### Dataset section
* * *
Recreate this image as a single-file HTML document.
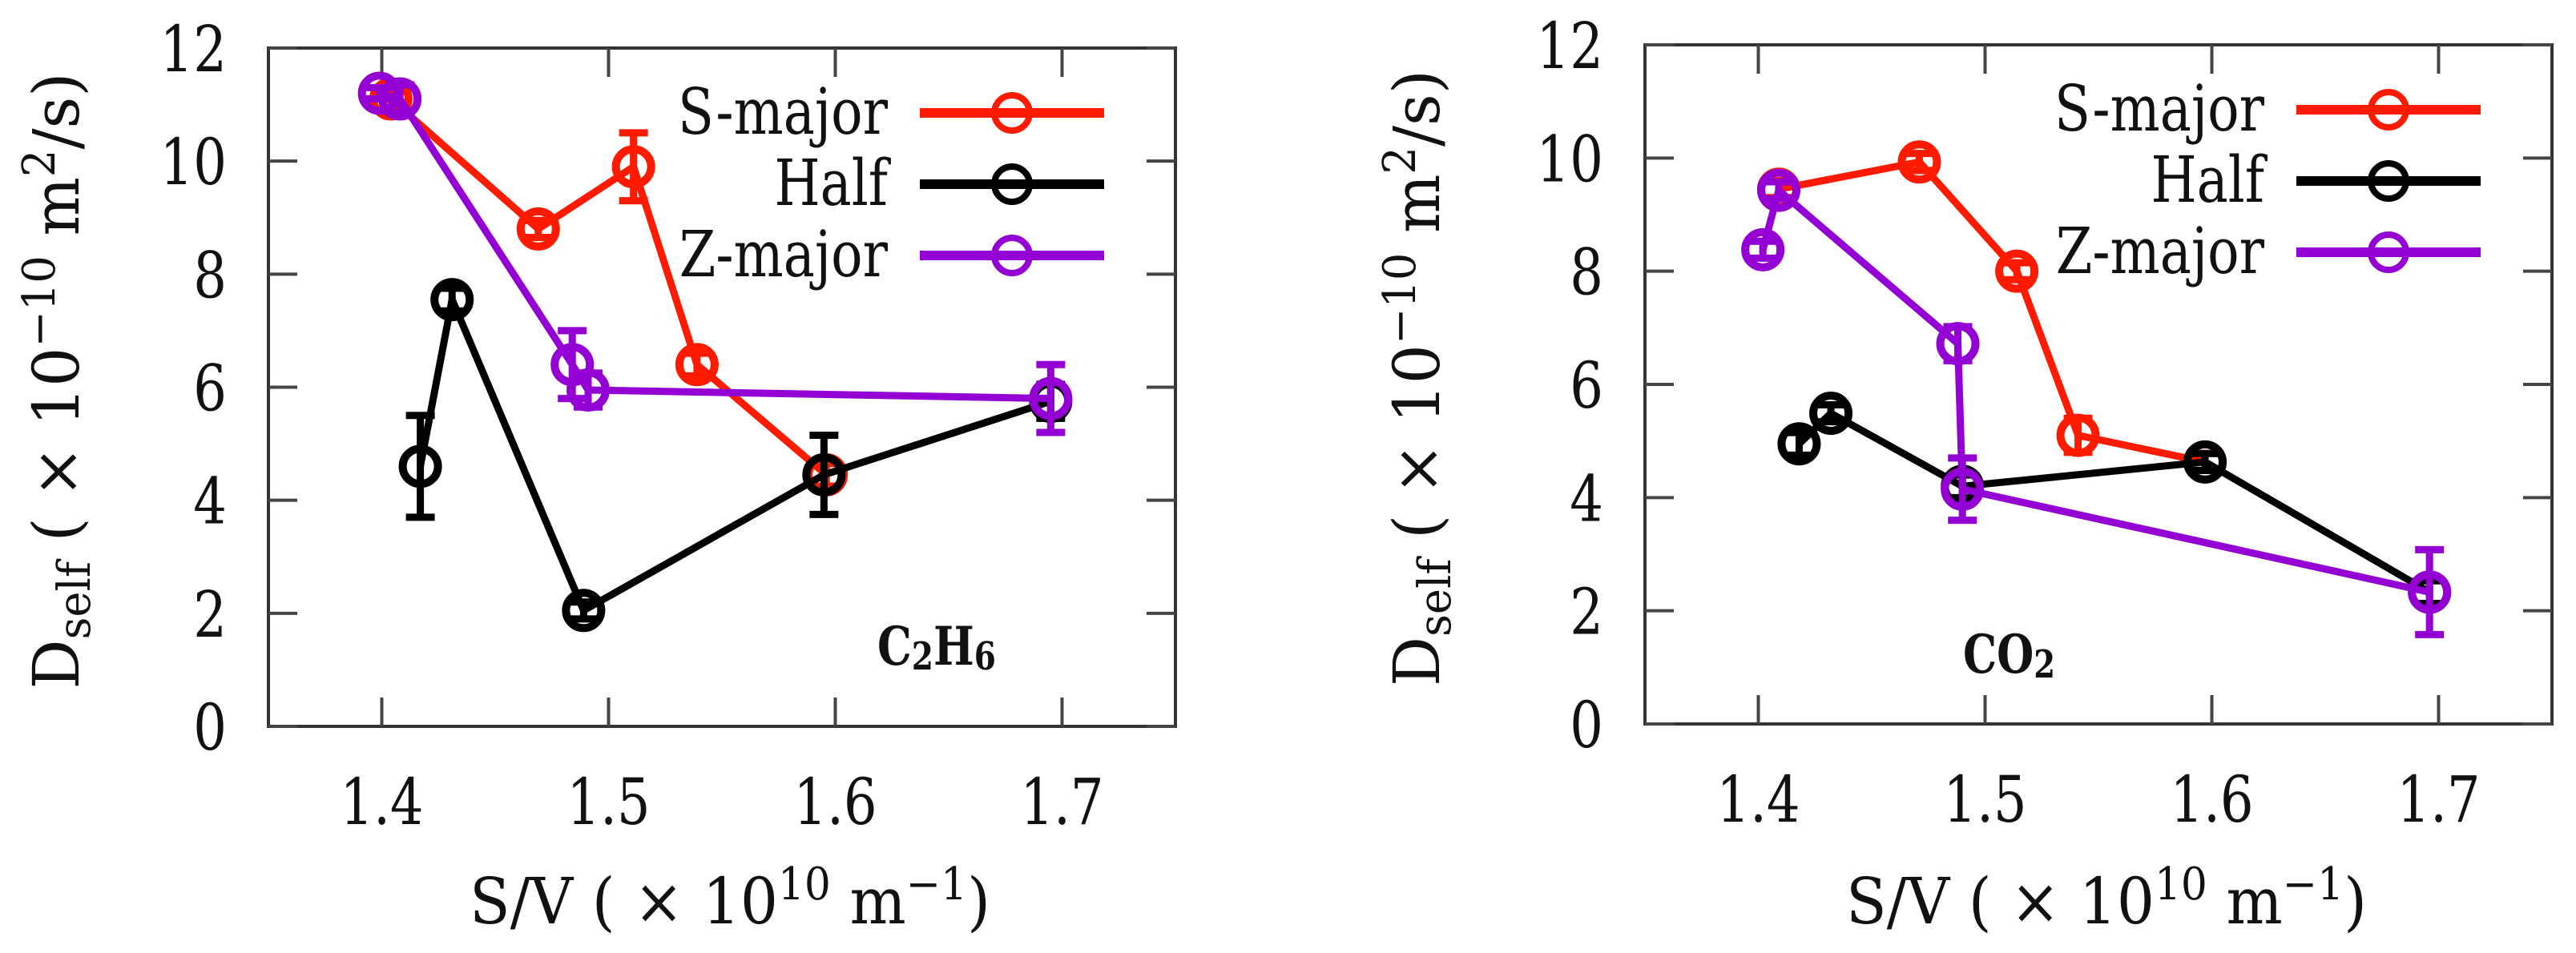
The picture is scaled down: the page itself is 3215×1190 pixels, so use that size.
<!DOCTYPE html>
<html><head><meta charset="utf-8">
<style>
html,body{margin:0;padding:0;background:#fff;}
svg{display:block;}
text{font-family:"DejaVu Serif","Liberation Serif",serif;fill:#111;}
</style></head>
<body>
<svg id="fig" width="3215" height="1190" viewBox="0 0 3215 1190" xmlns="http://www.w3.org/2000/svg"></svg>
<script>
// Shared axis data
const xTicks = [1.4, 1.5, 1.6, 1.7];
const xTickLabels = ["1.4", "1.5", "1.6", "1.7"];
const yTicks = [0, 2, 4, 6, 8, 10, 12];
const yTickLabels = ["0", "2", "4", "6", "8", "10", "12"];
const seriesNames = ["S-major", "Half", "Z-major"];

// C2H6 panel
const c2SX = [1.404, 1.469, 1.511, 1.539, 1.596];
const c2SY = [11.1, 8.8, 9.9, 6.4, 4.45];
const c2SE = [0.2, 0.15, 0.6, 0.2, 0.2];
const c2HX = [1.417, 1.431, 1.489, 1.595, 1.695];
const c2HY = [4.6, 7.55, 2.05, 4.45, 5.75];
const c2HE = [0.9, 0.2, 0.15, 0.7, 0.3];
const c2ZX = [1.399, 1.408, 1.484, 1.491, 1.695];
const c2ZY = [11.2, 11.1, 6.4, 5.95, 5.8];
const c2ZE = [0.1, 0.25, 0.6, 0.3, 0.6];

// CO2 panel
const coSX = [1.409, 1.471, 1.514, 1.541, 1.597];
const coSY = [9.45, 9.93, 8.0, 5.1, 4.63];
const coSE = [0.15, 0.15, 0.15, 0.3, 0.15];
const coHX = [1.418, 1.432, 1.490, 1.597, 1.696];
const coHY = [4.95, 5.49, 4.2, 4.63, 2.33];
const coHE = [0.2, 0.15, 0.2, 0.15, 0.2];
const coZX = [1.402, 1.409, 1.488, 1.490, 1.696];
const coZY = [8.38, 9.43, 6.72, 4.15, 2.33];
const coZE = [0.15, 0.15, 0.3, 0.55, 0.75];

const NS = "http://www.w3.org/2000/svg";
const svg = document.getElementById("fig");
const colors = ["#ff1a00", "#000000", "#9400d3"];
const SX = 0.82;

function mk(tag, attrs, parent) {
  const e = document.createElementNS(NS, tag);
  for (const k in attrs) e.setAttribute(k, attrs[k]);
  (parent || svg).appendChild(e);
  return e;
}
function ctext(parent, x, y, anchor, size, extra) {
  const a = {x: 0, y: 0, "text-anchor": anchor, "font-size": size, transform: `translate(${x},${y}) scale(${SX},1)`};
  for (const k in (extra || {})) a[k] = extra[k];
  return mk("text", a, parent);
}

function panel(p) {
  const g = mk("g", {});
  
  
  const xs = v => p.L + (v - 1.35) / 0.4 * (p.R - p.L);
  const ys = v => p.B - v / 12 * (p.B - p.T);

  const fr = mk("rect", {x: p.L, y: p.T, width: p.R - p.L, height: p.B - p.T, fill: "none", stroke: "#333", "stroke-width": 4}, g);
  
  

  const tl = 36;
  yTicks.forEach((v, i) => {
    const y = ys(v);
    const t1 = mk("line", {x1: p.L, x2: p.L + tl, y1: y, y2: y, stroke: "#444", "stroke-width": 4}, g);
    
    
    const t2 = mk("line", {x1: p.R, x2: p.R - tl, y1: y, y2: y, stroke: "#444", "stroke-width": 4}, g);
    
    
    const tx = ctext(g, p.L - 52, y + 29, "end", 80);
    tx.textContent = yTickLabels[i];
    
    
  });
  xTicks.forEach((v, i) => {
    const x = xs(v);
    const t1 = mk("line", {x1: x, x2: x, y1: p.B, y2: p.B - tl, stroke: "#444", "stroke-width": 4}, g);
    
    
    const t2 = mk("line", {x1: x, x2: x, y1: p.T, y2: p.T + tl, stroke: "#444", "stroke-width": 4}, g);
    
    
    const tx = ctext(g, x, p.B + 122, "middle", 80);
    tx.textContent = xTickLabels[i];
    
    
  });

  const yl = mk("text", {transform: `translate(${p.yLabX},${(p.T + p.B) / 2 - 8}) rotate(-90)`, "text-anchor": "middle", "font-size": 80, textLength: 770, lengthAdjust: "spacingAndGlyphs"}, g);
  yl.innerHTML = 'D<tspan font-size="56" dy="14">self</tspan><tspan dy="-14"> ( × 10</tspan><tspan font-size="56" dy="-30">−10</tspan><tspan dy="30"> m</tspan><tspan font-size="56" dy="-30">2</tspan><tspan dy="30">/s)</tspan>';
  
  
  const xl = mk("text", {x: (p.L + p.R) / 2 + 10, y: 1153, "text-anchor": "middle", "font-size": 80, textLength: 650, lengthAdjust: "spacingAndGlyphs"}, g);
  xl.innerHTML = 'S/V ( × 10<tspan font-size="56" dy="-30">10</tspan><tspan dy="30"> m</tspan><tspan font-size="56" dy="-30">−1</tspan><tspan dy="30">)</tspan>';
  
  

  const sl = mk("text", {x: p.specX, y: p.specY, "font-size": 66, "font-weight": "bold", textLength: p.specW, lengthAdjust: "spacingAndGlyphs"}, g);
  sl.innerHTML = p.specHTML;
  
  

  p.series.forEach((s, si) => {
    const sg = mk("g", {}, g);
    
    
    const c = colors[si];
    const pts = s.x.map((v, i) => xs(v) + "," + ys(s.y[i])).join(" ");
    const pl = mk("polyline", {points: pts, fill: "none", stroke: c, "stroke-width": 9, "stroke-linejoin": "round"}, sg);
    
    
    s.x.forEach((v, i) => {
      const cx = xs(v), cy = ys(s.y[i]);
      const y1 = ys(s.y[i] + s.e[i]), y2 = ys(s.y[i] - s.e[i]);
      const eb = mk("path", {d: `M${cx},${y1}V${y2}M${cx - 18},${y1}H${cx + 18}M${cx - 18},${y2}H${cx + 18}`, stroke: c, "stroke-width": 9, fill: "none"}, sg);
      
      
      const ci = mk("circle", {cx: cx, cy: cy, r: 22, fill: "none", stroke: c, "stroke-width": 10}, sg);
      
      
    });
  });

  const lg = mk("g", {}, g);
  
  
  const rows = [p.T + 81, p.T + 170, p.T + 259];
  seriesNames.forEach((n, i) => {
    const y = rows[i];
    const le = mk("g", {}, lg);
    
    
    const t = ctext(le, p.R - 359, y + 26, "end", 80);
    t.textContent = n;
    mk("line", {x1: p.R - 319, x2: p.R - 89, y1: y, y2: y, stroke: colors[i], "stroke-width": 12}, le);
    mk("circle", {cx: p.R - 204, cy: y, r: 22, fill: "none", stroke: colors[i], "stroke-width": 8}, le);
  });
}

panel({name: "c2h6-panel", L: 335, R: 1467, T: 60, B: 907, yLabX: 98,
  specX: 1095, specY: 830, specW: 148, specHTML: 'C<tspan font-size="48" dy="6">2</tspan><tspan dy="-6">H</tspan><tspan font-size="48" dy="6">6</tspan>',
  series: [{x: c2SX, y: c2SY, e: c2SE}, {x: c2HX, y: c2HY, e: c2HE}, {x: c2ZX, y: c2ZY, e: c2ZE}]});
panel({name: "co2-panel", L: 2053, R: 3185, T: 56, B: 904, yLabX: 1796,
  specX: 2450, specY: 840, specW: 115, specHTML: 'CO<tspan font-size="48" dy="6">2</tspan>',
  series: [{x: coSX, y: coSY, e: coSE}, {x: coHX, y: coHY, e: coHE}, {x: coZX, y: coZY, e: coZE}]});
</script>
</body></html>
* * *
### Brief
Write the lines again exactly, beginning at the line that has "The picture is" and stopping after the line that has "const SX = 0.82;"; include no other lines.

### Final answer
The picture is scaled down: the page itself is 3215×1190 pixels, so use that size.
<!DOCTYPE html>
<html><head><meta charset="utf-8">
<style>
html,body{margin:0;padding:0;background:#fff;}
svg{display:block;}
text{font-family:"DejaVu Serif","Liberation Serif",serif;fill:#111;}
</style></head>
<body>
<svg id="fig" width="3215" height="1190" viewBox="0 0 3215 1190" xmlns="http://www.w3.org/2000/svg"></svg>
<script>
// Shared axis data
const xTicks = [1.4, 1.5, 1.6, 1.7];
const xTickLabels = ["1.4", "1.5", "1.6", "1.7"];
const yTicks = [0, 2, 4, 6, 8, 10, 12];
const yTickLabels = ["0", "2", "4", "6", "8", "10", "12"];
const seriesNames = ["S-major", "Half", "Z-major"];

// C2H6 panel
const c2SX = [1.404, 1.469, 1.511, 1.539, 1.596];
const c2SY = [11.1, 8.8, 9.9, 6.4, 4.45];
const c2SE = [0.2, 0.15, 0.6, 0.2, 0.2];
const c2HX = [1.417, 1.431, 1.489, 1.595, 1.695];
const c2HY = [4.6, 7.55, 2.05, 4.45, 5.75];
const c2HE = [0.9, 0.2, 0.15, 0.7, 0.3];
const c2ZX = [1.399, 1.408, 1.484, 1.491, 1.695];
const c2ZY = [11.2, 11.1, 6.4, 5.95, 5.8];
const c2ZE = [0.1, 0.25, 0.6, 0.3, 0.6];

// CO2 panel
const coSX = [1.409, 1.471, 1.514, 1.541, 1.597];
const coSY = [9.45, 9.93, 8.0, 5.1, 4.63];
const coSE = [0.15, 0.15, 0.15, 0.3, 0.15];
const coHX = [1.418, 1.432, 1.490, 1.597, 1.696];
const coHY = [4.95, 5.49, 4.2, 4.63, 2.33];
const coHE = [0.2, 0.15, 0.2, 0.15, 0.2];
const coZX = [1.402, 1.409, 1.488, 1.490, 1.696];
const coZY = [8.38, 9.43, 6.72, 4.15, 2.33];
const coZE = [0.15, 0.15, 0.3, 0.55, 0.75];

const NS = "http://www.w3.org/2000/svg";
const svg = document.getElementById("fig");
const colors = ["#ff1a00", "#000000", "#9400d3"];
const SX = 0.82;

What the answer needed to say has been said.